From the first line of the data below through the line bearing "import numpy as np", reproduce each line exactly; do not include pictures.

**Data lines**
----------
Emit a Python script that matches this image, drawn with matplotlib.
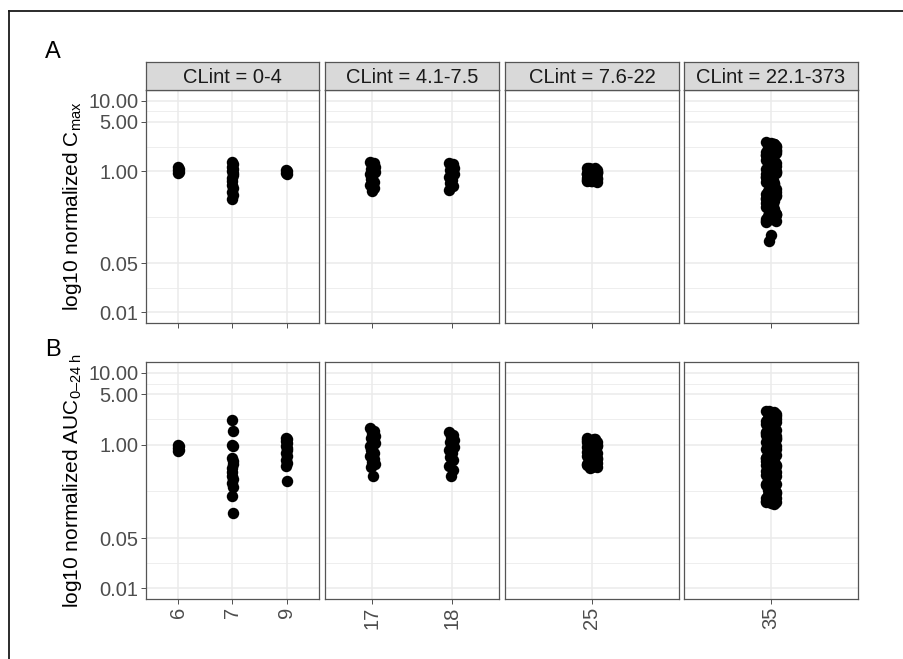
# facet plot of normalized Cmax / AUC vs compound group, split by CLint bin
import matplotlib
matplotlib.use('Agg')
import matplotlib.pyplot as plt
from matplotlib.lines import Line2D
import numpy as np

plt.rcParams['font.family'] = ['Liberation Sans', 'DejaVu Sans']
plt.rcParams['mathtext.fontset'] = 'custom'
plt.rcParams['mathtext.rm'] = 'Liberation Sans'
plt.rcParams['mathtext.it'] = 'Liberation Sans:italic'

# facets and the categories inside each one
strip_labels = ['CLint = 0-4', 'CLint = 4.1-7.5', 'CLint = 7.6-22', 'CLint = 22.1-373']
facet_cats = [['6', '7', '9'], ['17', '18'], ['25'], ['35']]

# y axis breaks
y_breaks = [0.01, 0.05, 1.00, 5.00, 10.00]
y_labels = ['0.01', '0.05', '1.00', '5.00', '10.00']

# normalized Cmax
cmax = {
    '6': [1.14, 1.08, 1.03, 0.99, 0.95],
    '7': [1.34, 1.25, 1.16, 1.08, 1.01, 0.94, 0.87, 0.80, 0.72, 0.64, 0.57, 0.51, 0.46, 0.41],
    '9': [1.05, 1.00, 0.95, 0.91],
    '17': [1.36, 1.29, 1.22, 1.15, 1.08, 1.02, 0.96, 0.90, 0.84, 0.77, 0.70, 0.63, 0.57, 0.52],
    '18': [1.32, 1.25, 1.18, 1.10, 1.03, 0.96, 0.90, 0.83, 0.76, 0.69, 0.62, 0.55],
    '25': [1.12, 1.09, 1.06, 1.03, 1.00, 0.97, 0.94, 0.91, 0.88, 0.85, 0.82, 0.79,
           0.76, 0.73, 0.71, 1.10, 1.04, 0.98, 0.92, 0.86, 0.80, 0.75, 0.72,
           1.11, 1.05, 0.99, 0.93, 0.87, 0.81, 0.76, 0.72, 1.07, 1.01, 0.95, 0.89,
           0.83, 0.78, 0.74],
    '35': [2.55, 2.45, 2.35, 2.25, 2.15, 2.05, 1.95, 1.85, 1.75, 1.65, 1.55, 1.45,
           1.36, 1.28, 1.20, 1.12, 1.05, 0.98, 0.92, 0.86, 0.80, 0.75, 0.70, 0.65, 0.60,
           0.56, 0.52, 0.48, 0.45, 0.42, 0.39, 0.36, 0.33, 0.31, 0.29, 0.27, 0.25, 0.23,
           0.215, 0.20, 0.19, 2.50, 2.30, 2.00, 1.70, 1.40, 1.15, 0.95, 0.78, 0.63,
           0.50, 0.40, 0.32, 0.26, 0.21, 0.195, 2.40, 2.10, 1.80, 1.50, 1.25, 1.02,
           0.84, 0.68, 0.55, 0.44, 0.35, 0.28, 0.22, 2.20, 1.90, 1.60, 1.32, 1.08,
           0.89, 0.72, 0.58, 0.47, 0.38, 0.30, 0.24, 0.205, 2.35, 1.98, 1.68, 1.42,
           1.18, 0.99, 0.83, 0.69, 0.57, 0.46, 0.37, 0.30, 0.25, 0.21, 0.125, 0.102],
}

# normalized AUC 0-24 h
auc = {
    '6': [1.00, 0.96, 0.91, 0.85, 0.81],
    '7': [2.20, 1.55, 1.00, 0.95, 0.65, 0.59, 0.53, 0.47, 0.42, 0.37, 0.33, 0.29, 0.26, 0.19, 0.11],
    '9': [1.25, 1.18, 1.11, 1.04, 0.97, 0.90, 0.83, 0.76, 0.69, 0.62, 0.56, 0.50, 0.31],
    '17': [1.68, 1.55, 1.43, 1.32, 1.22, 1.13, 1.05, 0.97, 0.90, 0.83, 0.76, 0.70, 0.64,
           0.58, 0.53, 0.49, 0.36],
    '18': [1.48, 1.37, 1.27, 1.17, 1.08, 1.00, 0.92, 0.84, 0.76, 0.68, 0.61, 0.50, 0.44, 0.37],
    '25': [1.22, 1.18, 1.14, 1.10, 1.06, 1.02, 0.98, 0.94, 0.90, 0.86, 0.82, 0.78,
           0.74, 0.70, 0.66, 0.62, 0.58, 0.55, 0.52, 0.49, 0.47, 1.20, 1.10, 1.00,
           0.88, 0.76, 0.65, 0.56, 0.48, 1.16, 1.04, 0.92, 0.80, 0.69, 0.60, 1.12,
           0.96, 0.84, 0.72, 0.63, 0.53],
    '35': [2.95, 2.80, 2.65, 2.50, 2.35, 2.20, 2.05, 1.92, 1.80, 1.68, 1.57, 1.47,
           1.37, 1.28, 1.19, 1.10, 1.02, 0.95, 0.88, 0.82, 0.76, 0.70, 0.65, 0.60, 0.56,
           0.52, 0.48, 0.44, 0.41, 0.38, 0.35, 0.32, 0.30, 0.28, 0.26, 0.24, 0.22, 0.20,
           0.19, 0.178, 0.165, 0.155, 2.90, 2.45, 2.10, 1.75, 1.45, 1.22, 1.02, 0.85,
           0.71, 0.59, 0.48, 0.40, 0.33, 0.27, 0.22, 0.17, 2.70, 2.30, 1.95, 1.62,
           1.34, 1.12, 0.93, 0.78, 0.65, 0.54, 0.45, 0.37, 0.31, 0.25, 0.21, 0.16,
           2.60, 2.15, 1.85, 1.52, 1.25, 1.05, 0.87, 0.73, 0.62, 0.50, 0.43, 0.34,
           0.29, 0.23, 0.18, 0.15, 2.75, 2.25, 1.88, 1.58, 1.30, 1.07, 0.90, 0.75,
           0.63, 0.52, 0.42, 0.35, 0.28, 0.23, 0.19, 0.16],
}

row_labels = ['log10 normalized C$_{\\mathrm{max}}$',
              'log10 normalized AUC$_{\\mathrm{0\u201324\\ h}}$']

jit = [-0.04, 0.03, -0.01, 0.045, -0.03, 0.01, 0.04, -0.045, 0.0, -0.02, 0.02]
jit_scale = [0.35, 0.7, 0.8, 0.8]

W, H = 904, 659
fig = plt.figure(figsize=(W / 100, H / 100), dpi=100)

def px_axes(l, t, r, b):
    return fig.add_axes([l / W, 1 - b / H, (r - l) / W, (b - t) / H])

cols = [(146, 319), (325, 499), (505, 679), (684, 858)]
rows = [(90, 323), (362, 599)]
edge = '#555555'
grid = '#EBEBEB'

ylo, yhi = 10 ** -2.15, 10 ** 1.15
minor = [10 ** ((np.log10(a) + np.log10(b)) / 2) for a, b in zip(y_breaks[:-1], y_breaks[1:])]

for r, data in enumerate([cmax, auc]):
    top, bot = rows[r]
    for c, cats in enumerate(facet_cats):
        ax = px_axes(cols[c][0], top, cols[c][1], bot)
        ax.set_yscale('log')
        ax.set_ylim(ylo, yhi)
        ax.set_xlim(0.4, len(cats) + 0.6)
        for k, cat in enumerate(cats):
            vals = data[cat]
            xs = [k + 1 + jit_scale[c] * jit[i % len(jit)] for i in range(len(vals))]
            ax.scatter(xs, vals, s=68, color='black', linewidths=0, zorder=3)
        ax.set_xticks(range(1, len(cats) + 1))
        ax.set_yticks(y_breaks)
        ax.set_yticks(minor, minor=True)
        ax.yaxis.set_minor_formatter(plt.NullFormatter())
        ax.grid(True, which='major', color=grid, lw=1.1, zorder=0)
        ax.grid(True, which='minor', axis='y', color=grid, lw=0.6, zorder=0)
        ax.set_axisbelow(True)
        for s in ax.spines.values():
            s.set_color(edge)
            s.set_linewidth(0.9)
        ax.tick_params(axis='both', which='major', length=3.5, width=0.6, color='#333333',
                       labelsize=14.5, labelcolor='#4D4D4D', pad=2)
        ax.tick_params(axis='y', which='minor', length=0)
        if c == 0:
            ax.set_yticklabels(y_labels)
        else:
            ax.tick_params(axis='y', which='major', length=0, labelleft=False)
        if r == 1:
            ax.set_xticklabels(cats, rotation=90, va='top', ha='center')
        else:
            ax.set_xticklabels([])
        if r == 0:
            sa = px_axes(cols[c][0], 62, cols[c][1], top)
            sa.set_xticks([])
            sa.set_yticks([])
            sa.set_facecolor('#D9D9D9')
            for s in sa.spines.values():
                s.set_color(edge)
                s.set_linewidth(0.9)
            sa.text(0.5, 0.45, strip_labels[c], ha='center', va='center', fontsize=14.5,
                    color='#1A1A1A', transform=sa.transAxes)
    fig.text(73 / W, 1 - (top + bot) / 2 / H, row_labels[r], rotation=90,
             ha='center', va='center', fontsize=15, color='black')

fig.text(53 / W, 1 - 52 / H, 'A', ha='center', va='center', fontsize=17)
fig.text(53 / W, 1 - 350 / H, 'B', ha='center', va='center', fontsize=17)

# outer frame (only top and left edges are inside the picture)
fig.add_artist(Line2D([9 / W, 1], [1 - 11 / H, 1 - 11 / H], color='#1A1A1A', lw=1.3,
                      transform=fig.transFigure))
fig.add_artist(Line2D([9 / W, 9 / W], [0, 1 - 11 / H], color='#1A1A1A', lw=1.3,
                      transform=fig.transFigure))

fig.savefig('out.png', dpi=100)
----------
**Answer to this task**
Emit a Python script that matches this image, drawn with matplotlib.
# facet plot of normalized Cmax / AUC vs compound group, split by CLint bin
import matplotlib
matplotlib.use('Agg')
import matplotlib.pyplot as plt
from matplotlib.lines import Line2D
import numpy as np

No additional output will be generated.